Compte rendu du livre :
L'Empire des gènes.
Histoire de la sociobiologie,de Jacques G. Ruelland,
ENS Éditions (La croisée des chemins), 2004.Ce livre n'est pas une histoire de la sociobiologie comme l'indique son sous-titre ; c'est une attaque en règle contre cette discipline. Inventée en 1975 par un professeur de zoologie de Harvard, Edward O. Wilson, la sociobiologie recherche les fondements biologiques de toutes les formes de sociétés animales et humaines. En d'autres termes, elle traque les déterminismes biologiques des comportements sociaux. Depuis sa création, elle n'a cessé de susciter des polémiques. Souvent soupçonnée de véhiculer un discours raciste, sexiste et élitiste, elle fut davantage perçue par nombre de commentateurs comme une entreprise réactionnaire que comme une nouvelle discipline scientifique. En particulier, elle fut accusée de justifier les inégalités sociales en prétendant montrer qu'elles avaient une origine biologique.

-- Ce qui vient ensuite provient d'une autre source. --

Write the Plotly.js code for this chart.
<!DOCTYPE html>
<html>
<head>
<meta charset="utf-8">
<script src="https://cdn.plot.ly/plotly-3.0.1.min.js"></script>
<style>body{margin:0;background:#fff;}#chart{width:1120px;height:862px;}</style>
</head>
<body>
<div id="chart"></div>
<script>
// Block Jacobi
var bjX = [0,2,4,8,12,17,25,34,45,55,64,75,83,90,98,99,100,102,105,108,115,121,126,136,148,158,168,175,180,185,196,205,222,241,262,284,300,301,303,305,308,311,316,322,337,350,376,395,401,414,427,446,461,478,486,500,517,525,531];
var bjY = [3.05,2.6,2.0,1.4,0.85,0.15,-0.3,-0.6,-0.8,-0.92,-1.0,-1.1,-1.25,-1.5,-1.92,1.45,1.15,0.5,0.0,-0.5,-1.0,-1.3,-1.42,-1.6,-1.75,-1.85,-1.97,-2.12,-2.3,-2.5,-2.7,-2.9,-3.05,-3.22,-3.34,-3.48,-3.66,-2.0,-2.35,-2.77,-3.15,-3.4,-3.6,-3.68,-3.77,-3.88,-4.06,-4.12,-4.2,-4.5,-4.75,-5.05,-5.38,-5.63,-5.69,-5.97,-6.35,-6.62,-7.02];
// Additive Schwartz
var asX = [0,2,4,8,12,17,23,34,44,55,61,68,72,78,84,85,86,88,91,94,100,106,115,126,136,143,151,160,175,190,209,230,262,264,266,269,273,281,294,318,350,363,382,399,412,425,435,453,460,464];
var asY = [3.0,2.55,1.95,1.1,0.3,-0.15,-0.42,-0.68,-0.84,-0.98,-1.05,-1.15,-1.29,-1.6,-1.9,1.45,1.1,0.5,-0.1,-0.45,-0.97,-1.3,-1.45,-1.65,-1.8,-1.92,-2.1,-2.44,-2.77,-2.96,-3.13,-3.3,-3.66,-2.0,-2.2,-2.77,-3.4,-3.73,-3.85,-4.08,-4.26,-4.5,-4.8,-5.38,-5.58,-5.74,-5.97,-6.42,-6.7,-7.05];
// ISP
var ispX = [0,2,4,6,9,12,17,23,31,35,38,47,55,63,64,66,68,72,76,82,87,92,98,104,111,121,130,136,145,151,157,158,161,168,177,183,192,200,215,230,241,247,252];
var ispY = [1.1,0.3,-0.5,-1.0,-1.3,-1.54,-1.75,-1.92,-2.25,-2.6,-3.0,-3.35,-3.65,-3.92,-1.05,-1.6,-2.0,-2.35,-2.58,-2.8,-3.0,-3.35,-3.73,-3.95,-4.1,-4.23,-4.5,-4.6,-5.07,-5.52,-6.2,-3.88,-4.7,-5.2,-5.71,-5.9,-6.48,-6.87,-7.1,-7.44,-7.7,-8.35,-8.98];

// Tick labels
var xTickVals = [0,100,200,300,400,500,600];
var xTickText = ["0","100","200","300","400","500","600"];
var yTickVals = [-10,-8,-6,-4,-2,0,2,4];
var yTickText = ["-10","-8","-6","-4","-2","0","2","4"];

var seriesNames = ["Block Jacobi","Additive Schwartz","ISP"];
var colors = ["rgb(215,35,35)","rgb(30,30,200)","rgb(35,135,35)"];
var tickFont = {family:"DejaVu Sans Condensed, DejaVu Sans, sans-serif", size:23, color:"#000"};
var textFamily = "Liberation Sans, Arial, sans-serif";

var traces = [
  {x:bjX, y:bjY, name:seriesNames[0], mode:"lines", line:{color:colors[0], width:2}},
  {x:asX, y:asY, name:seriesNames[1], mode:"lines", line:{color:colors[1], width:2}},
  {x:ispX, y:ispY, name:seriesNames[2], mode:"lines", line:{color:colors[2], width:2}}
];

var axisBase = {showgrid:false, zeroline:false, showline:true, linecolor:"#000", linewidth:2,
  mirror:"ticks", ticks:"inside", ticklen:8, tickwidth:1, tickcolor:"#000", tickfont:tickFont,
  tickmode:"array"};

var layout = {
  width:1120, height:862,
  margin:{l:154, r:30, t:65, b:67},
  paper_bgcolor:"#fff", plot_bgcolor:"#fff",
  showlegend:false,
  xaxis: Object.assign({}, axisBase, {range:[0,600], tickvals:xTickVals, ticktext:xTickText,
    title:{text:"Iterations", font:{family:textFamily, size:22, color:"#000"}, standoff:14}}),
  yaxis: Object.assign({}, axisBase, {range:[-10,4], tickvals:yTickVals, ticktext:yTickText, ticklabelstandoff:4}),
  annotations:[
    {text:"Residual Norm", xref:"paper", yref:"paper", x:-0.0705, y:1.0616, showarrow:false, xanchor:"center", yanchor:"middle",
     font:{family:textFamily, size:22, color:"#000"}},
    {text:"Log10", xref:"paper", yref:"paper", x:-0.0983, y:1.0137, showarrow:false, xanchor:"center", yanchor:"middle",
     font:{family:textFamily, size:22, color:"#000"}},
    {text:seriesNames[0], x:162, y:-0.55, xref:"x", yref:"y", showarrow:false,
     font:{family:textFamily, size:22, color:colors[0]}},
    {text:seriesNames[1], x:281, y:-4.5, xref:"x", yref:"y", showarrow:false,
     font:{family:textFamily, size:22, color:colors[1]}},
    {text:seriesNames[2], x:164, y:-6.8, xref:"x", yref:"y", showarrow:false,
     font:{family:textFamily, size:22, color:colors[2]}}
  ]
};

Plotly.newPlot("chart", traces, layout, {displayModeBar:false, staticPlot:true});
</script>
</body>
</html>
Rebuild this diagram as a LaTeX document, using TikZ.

Toute la question est de savoir ce qu'il faut retenir de la sociobiologie au-delà de ces travers idéologiques. Sur ce point, Jacques Ruelland est sans équivoque. Distinguant la sociobiologie animale de la sociobiologie humaine, il affirme que si la « première a des prétentions légitimes à la scientificité, […] la seconde ne peut en affirmer ». Il reproche par exemple aux partisans de cette dernière de s'appuyer sur un concept de gène très simpliste dans leur recherche de déterminismes génétiques. De même, il souligne l'insuffisance de données empiriques permettant d'expliquer le comportement humain à partir de celui de l'animal. Et il dénonce la visée hégémonique de la sociobiologie sur l'ensemble des sciences sociales. Toutes ces critiques ont le mérite de mettre en avant le caractère précipité, et parfois tendancieux, des prétendues explications scientifiques proposées par les sociobiologistes quant aux comportements humains.
Cela veut-il dire que la sociobiologie est fondamentalement une entreprise idéologique ? Est-ce forcément être réactionnaire que de vouloir chercher dans la biologie certaines explications de nos comportements ? C'est ce que tend à affirmer Ruelland. C'est là qu'on ne le suivra pas, de peur de tomber dans une autre forme d'idéologie.Thomas Lepeltier, Sciences Humaines, 157, février 2005.